L'ancien Premier ministre, candidat à la primaire de la gauche, a défendu jeudi dans "L'émission politique" son projet présidentiel, affirmant avoir "changé" pour justifier l'inflexion à gauche de son programme par rapport à ses positions passées.
Pendant plus de deux heures, Manuel Valls a tenté de convaincre qu'il pouvait être le meilleur candidat à la primaire de la gauche. L’ancien Premier ministre, souvent sur la défensive, a dû assumer son bilan aux côtés de François Hollande. Celui "qui veut incarner une gauche réformiste, qui refuse le libéralisme mais qui essaie d'avancer en même temps" a été interrogé sur la cohérence entre ses positions passées et nouvelles.
Le candidat au "cœur des progressistes"
Finies les propositions droitisantes du "Monsieur 5 %" de la primaire de 2011 : en 2017, il ne s'agit plus de "déverrouiller" les 35 heures, de supprimer l'impôt sur la fortune ni même de "sortir de la logique de la dépense publique". La gauche et la social-démocratie en France et dans le monde ont par le passé "trop cédé" à "la puissance du marché, à des forces de l'argent, au libéralisme", a estimé l'ancien Premier ministre. Et d’ajouter : "bien sûr que j'ai changé ! Je n'ai pas changé de conviction, mais j'ai changé, j'ai mûri", a insisté l'ex-locataire de Matignon, niant tout opportunisme.
Manuel Valls assume désormais "le niveau de dépenses publiques dont les Français ont besoin", prône un "revenu décent" de plus de 800 euros, ou encore un salaire et un taux d'impôt sur les sociétés minimum dans l'Union européenne. "J'essaie d'incarner une gauche réformiste, qui refuse le libéralisme mais qui essaie d'avancer en même temps", a-t-il dit.
Le 49-3
C’est la volte-face la plus surprenante de son programme : après avoir eu recours à six reprises en trois ans à Matignon à l’article 49-3, notamment pour la loi Macron et la loi travail, Manuel Valls entend supprimer de la Constitution cette disposition qui permet l'adoption de projets de loi sans vote.
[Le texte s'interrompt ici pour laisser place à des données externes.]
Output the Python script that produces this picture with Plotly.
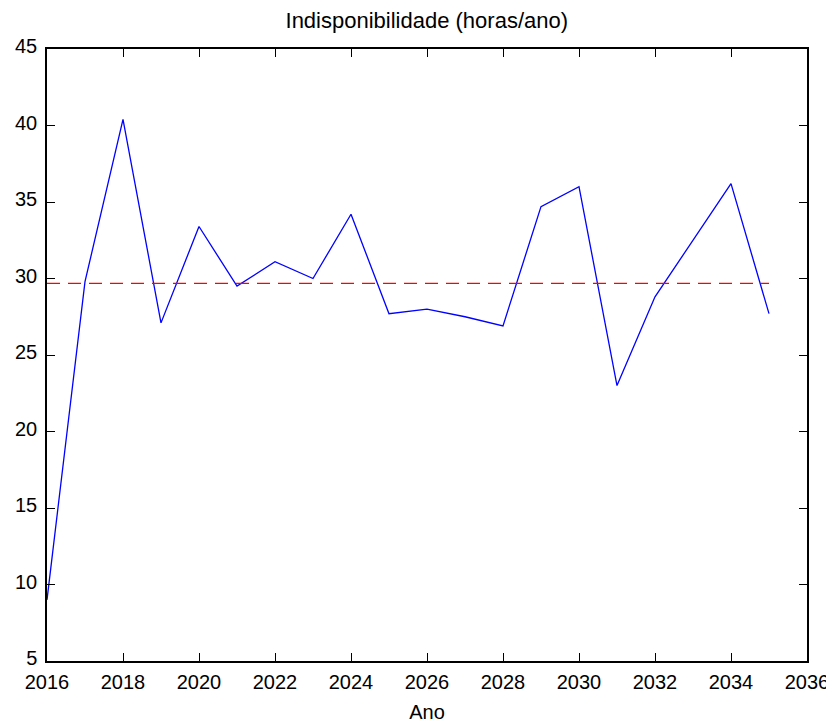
import plotly.graph_objects as go

years = list(range(2016, 2036))
indisponibilidade = [9.0, 29.8, 40.4, 27.1, 33.4, 29.5, 31.1, 30.0, 34.2, 27.7,
                     28.0, 27.5, 26.9, 34.7, 36.0, 23.0, 28.8, 32.5, 36.2, 27.7]
media = sum(indisponibilidade) / len(indisponibilidade)
x_ticks = list(range(2016, 2037, 2))
y_ticks = list(range(5, 46, 5))

title_text = "Indisponibilidade (horas/ano)"
x_label = "Ano"

fig = go.Figure()
fig.add_trace(go.Scatter(x=years, y=indisponibilidade, mode="lines",
                         line=dict(color="#0000ff", width=1.3), showlegend=False))
fig.add_trace(go.Scatter(x=[years[0], years[-1]], y=[media, media], mode="lines",
                         line=dict(color="#ff0000", width=1.3, dash="13px,8px"),
                         showlegend=False))

font_family = "Liberation Sans, Arial, sans-serif"
axis_common = dict(showline=True, linecolor="black", linewidth=1.5, mirror="allticks",
                   ticks="inside", ticklen=8, tickwidth=1.3, tickcolor="black",
                   showgrid=False, zeroline=False, automargin=False,
                   tickfont=dict(family=font_family, size=20, color="black"))

# page body has an 8px margin; figure sized so the page matches 834x726
fig.update_layout(
    width=826, height=718,
    margin=dict(l=39, r=27, t=41, b=65),
    paper_bgcolor="white", plot_bgcolor="white",
    title=dict(text=title_text, x=0.507, xanchor="center", y=0.983, yanchor="middle",
               font=dict(family=font_family, size=22, color="black")),
    xaxis=dict(range=[2016, 2036], tickvals=x_ticks, ticktext=[str(v) for v in x_ticks],
               ticklabelstandoff=2,
               title=dict(text=x_label, standoff=13,
                          font=dict(family=font_family, size=20, color="black")),
               **axis_common),
    yaxis=dict(range=[5, 45], tickvals=y_ticks, ticktext=[str(v) for v in y_ticks],
               ticklabelstandoff=4, ticklabelshift=-3,
               **axis_common),
)

fig.write_html("out.html")
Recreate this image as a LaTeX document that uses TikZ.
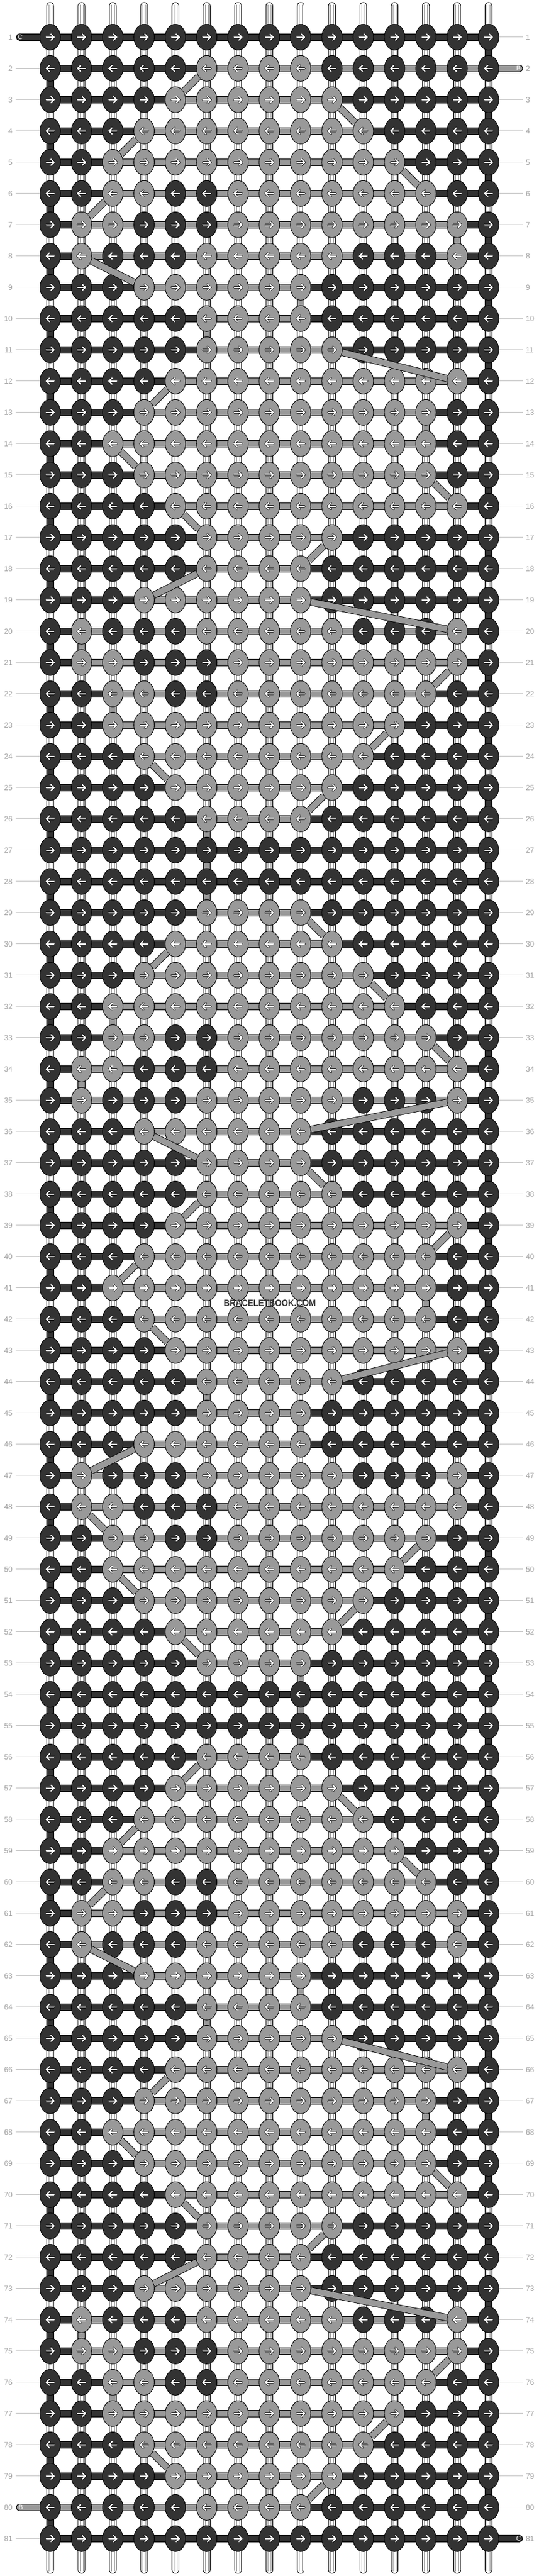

Il souhaite néanmoins la cantonner aux textes budgétaires. "Je ne suis plus Premier ministre, je réfléchis à l'avenir. Et notamment sur la réponse à apporter à la crise démocratique", s’est-il justifié avant d’ajouter : "On m'a imposé le 49-3", rejetant ainsi la responsabilité sur les frondeurs socialistes.
Le voile
Il y a quelques mois, Manuel Valls qualifiait le voile d'"asservissement de la femme". Interpellé sur cette question par une jeune entrepreneur diplômée de l'École normale supérieure qui se définit comme "musulmane et féministe", il a défendu sa ligne en se disant lui-même "féministe" mais inquiet d'une "mode" d'un "foulard revendiqué". "Qu'est-ce que c'est cette idée que le visage, que le corps des femmes, serait impudique (...) Vous êtes libre de porter ce voile, mais vous savez parfaitement ce qui se passe aujourd'hui dans certains quartiers", a-t-il rétorqué à son interlocutrice voilée.
Logements sociaux
Manuel Valls a présenté une nouvelle proposition en annonçant souhaiter la création de 40 000 nouveaux logements sociaux destinés en priorité aux jeunes précaires. Quelque 109 000 logements sociaux ont été construits en France en 2015, en progression de 2,3 %.
La Russie
Pas de changement de position sur ce dossier. "La Russie est une grande nation avec une grande histoire", a rappelé Manuel Valls. "Elle doit assumer ses responsabilités de grande puissance, et d'abord en Syrie". "Il ne faut pas lever les sanctions contre la Russie" a-t-il dit.
Sur le dossier syrien, "nous savons que, pour le futur de la Syrie, la présence de Bachar el-Assad sera un obstacle", a indiqué Manuel Valls, qui a estimé qu'il fallait être "pragmatique et l'inviter à la table des négociations".
Dans cette campagne réduite à quatre semaines, l'ex-Premier ministre a choisi la stratégie de l'omniprésence. Outre de nombreuses apparitions médiatiques, il fera un déplacement par jour, hors débats télévisés. Après Liévin dimanche, des réunions publiques sont prévues à Rennes le 16 et à Limoges le 18 janvier.